Daniel Higginbotham, Editor
November, 2015

Discover how a flexible online postgraduate course in interior design can take your career to the next level and ensure that you're up to date with current trends

If you are a creative person who likes to keep on top of the latest developments in design, then you'll know that things are always changing in this dynamic field.

Indeed, holistic thinking is vital when it comes to working on design projects. No matter what niche area you've chosen to work in, you'll need to have the required depth of understanding to produce the best solution to a problem.

Anthony Rayworth, director of studies at the National Design Academy (NDA), explains how postgraduate courses in interior design are becoming more popular every year, as competition for work in this multi-faceted and ever changing industry increases.

Among the many alternatives on offer, distance learning courses provide greater flexibility than their classroom-based counterparts. Read on to find out if this method of study and design specialisation is for you.

What are the postgraduate options?

Campus-based one-year, full-time, taught postgraduate courses in the subject are offered by Birmingham City University, The Glasgow School of Art and the Manchester School of Art at Manchester Metropolitan University, among others.

While some of these programmes can also be studied part time, the ability to study an MA Interior Design online makes the qualification from institutions such as the NDA even more appealing to graduates who already work in the creative arts and design sector.

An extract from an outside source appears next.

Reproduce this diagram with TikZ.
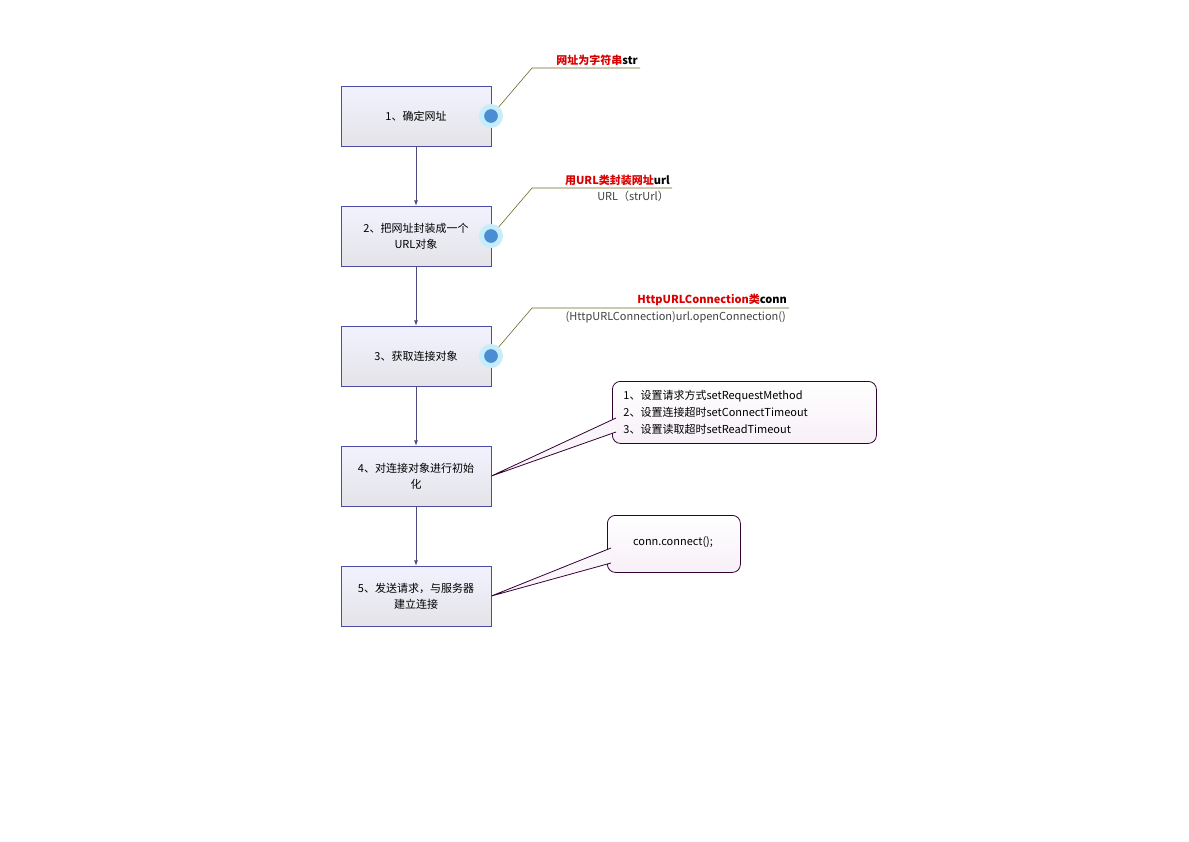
\documentclass[tikz,border=0pt]{standalone}
\usepackage{fontspec}
\setmainfont{Noto Sans CJK SC}
\begin{document}
\begin{tikzpicture}[x=1pt,y=-1pt,
  stepbox/.style={draw=blue!50!black!70,line width=0.8pt,top color=white!95!blue,bottom color=blue!8!gray!20,minimum width=150pt,minimum height=60pt,inner sep=0pt,align=center,font=\fontsize{11}{16}\selectfont},
  arr/.style={-latex,draw=blue!30!black!70,line width=0.8pt},
  lead/.style={draw=olive!70!black,line width=0.6pt},
  dot/.style={circle,fill=cyan!55!blue!75,draw=cyan!22,line width=5pt,minimum size=19pt,inner sep=0pt},
  note/.style={draw=violet!40!black,line width=0.8pt,rounded corners=8pt,top color=white,bottom color=violet!6,inner sep=0pt,font=\fontsize{11}{17}\selectfont,align=left},
  wline/.style={draw=violet!40!black,line width=0.8pt},
  red/.style={font=\bfseries\fontsize{11}{13}\selectfont,anchor=south east,inner sep=2pt},
  sub/.style={anchor=north east,font=\fontsize{11}{13}\selectfont,text=black!75,inner sep=3pt}]
\useasboundingbox (0,0) rectangle (1189,841);
\node[stepbox] (b1) at (416,116) {1、确定网址};
\node[stepbox] (b2) at (416,236) {2、把网址封装成一个\\URL对象};
\node[stepbox] (b3) at (416,356) {3、获取连接对象};
\node[stepbox] (b4) at (416,476) {4、对连接对象进行初始\\化};
\node[stepbox] (b5) at (416,596) {5、发送请求，与服务器\\建立连接};
\foreach \a/\b in {b1/b2,b2/b3,b3/b4,b4/b5} \draw[arr] (\a) -- (\b);
\coordinate (k1) at (532,68); \coordinate (e1) at (640,68);
\coordinate (k2) at (532,188); \coordinate (e2) at (672,188);
\coordinate (k3) at (532,308); \coordinate (e3) at (789,308);
\foreach \i/\y in {1/116,2/236,3/356}{
  \draw[lead] (491,\y) -- (k\i) -- (e\i);
  \node[dot] (d\i) at (491,\y) {};
}
\node[red] (t1) at (e1) {\textcolor{red!85!black}{网址为字符串}str};
\node[red] (t2) at (e2) {\textcolor{red!85!black}{用URL类封装网址}url};
\node[sub] (s2) at (e2) {URL（strUrl）};
\node[red] (t3) at (e3) {\textcolor{red!85!black}{HttpURLConnection类}conn};
\node[sub] (s3) at (e3) {(HttpURLConnection)url.openConnection()};
% note 4
\node[note,minimum width=264pt,minimum height=62pt,anchor=north west,text width=250pt] (n4) at (612,381) {\hspace*{4pt}1、设置请求方式setRequestMethod\\\hspace*{4pt}2、设置连接超时setConnectTimeout\\\hspace*{4pt}3、设置读取超时setReadTimeout};
\coordinate (p4) at (b4.east);
\fill[violet!4] (p4) -- (616,418) -- (616,432) -- cycle;
\draw[wline] (616,418) -- (p4) -- (616,432);
% note 5
\node[note,minimum width=133pt,minimum height=57pt,anchor=north west] (n5) at (607,515) {};
\coordinate (p5) at (b5.east);
\fill[violet!4] (p5) -- (611,548) -- (611,563) -- cycle;
\draw[wline] (611,548) -- (p5) -- (611,563);
\node[font=\fontsize{11}{13}\selectfont] (c5) at (673,542) {conn.connect();};
\end{tikzpicture}
\end{document}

NDA graduate Sushma Serigara is thankful that she chose to go down this route. 'I think that the NDA is a great outlet for online learning; one that is well equipped for this type of study.'

Sushma has even recommended the course to a few of her colleagues who are already pursuing study elsewhere in other specialties. She added, 'This is due to the lack of organisations that offer a Masters degree in interior design with this kind of ease. Many of them are now keen to join the NDA programme as soon as they have completed their current engagements.'

Anthony reveals that the subject area tends to attract those who:

  • currently work in the industry, with ambitions to progress to management level;
  • run their own interior design business and would like to develop their skills in order to create design solutions for clients with ever-changing demands;
  • would like to embark on academic study at PhD level.

Studying at postgraduate level is not just about the 'here and now' - it is about how we can support the future of the industry

What do courses involve?

Despite being predominantly an online course, the programme still manages to incorporate practical design skills. It will usually focus on the present and future requirements of the design profession, providing designers with an opportunity to take their study on to a higher level, while developing knowledge and skills relevant to the industry. The main focus is on the analysis and evaluation of material as well as the development of critical thinking.

Courses that allow students to work on a specific project relevant to their interests or those of their employer are an absolute must. This ensures that they gain industry experience and an awareness of current attributes, such as trend forecasting and practice management.

'Studying at postgraduate level is not just about the "here and now" - it is about how we can support the future of the industry and attain a sense of how this will develop over time,' says Anthony.

What skills and knowledge do students gain?

Students will be able to develop advanced research skills, learn to critically analyse current or emerging interior design trends and develop their communication skills; all requirements for those working at a high level in the sector.

A key component of any Masters degree in the discipline is interior design practice management. Students will be taught about good business practice, how to maintain client relationships and prepare them for the real world.

'Knowledge comes with interest,' states Anthony. 'Postgraduate study is all about supporting a learner's individual interests, approach to study and ultimately, where they see themselves within such an expansive industry.'

At this level, students are required to direct their own path. While there are prescribed elements to the study, the underlying emphasis will be proposed by the student, with support from their tutor.

Practical skills are not so much taught, but advanced. Students are expected to bring a set of skills developed through prior learning or relevant work experience. These skills will then be expanded upon through further study and the completion of an ambitious project.

How do courses prepare students for the workplace?

The Masters in interior design allows students to increase their understanding of the subject to a much higher and deeper level, making them highly suitable for a management role and progression within this diverse industry. Alternatively, they may choose to continue their research and embark on a PhD in an area of their choice.

In terms of practical skills for the workplace, topics such as trend forecasting, practice management, innovative technology and understanding cultural contexts will enable the student to become more involved in global industry requirements.

NDA graduates often decide to start their own commercial practice, which could be within a range of industries, or work as a qualified interior designer at management level within an interior design or architectural practice. There are also opportunities to work in-house for a large retailer.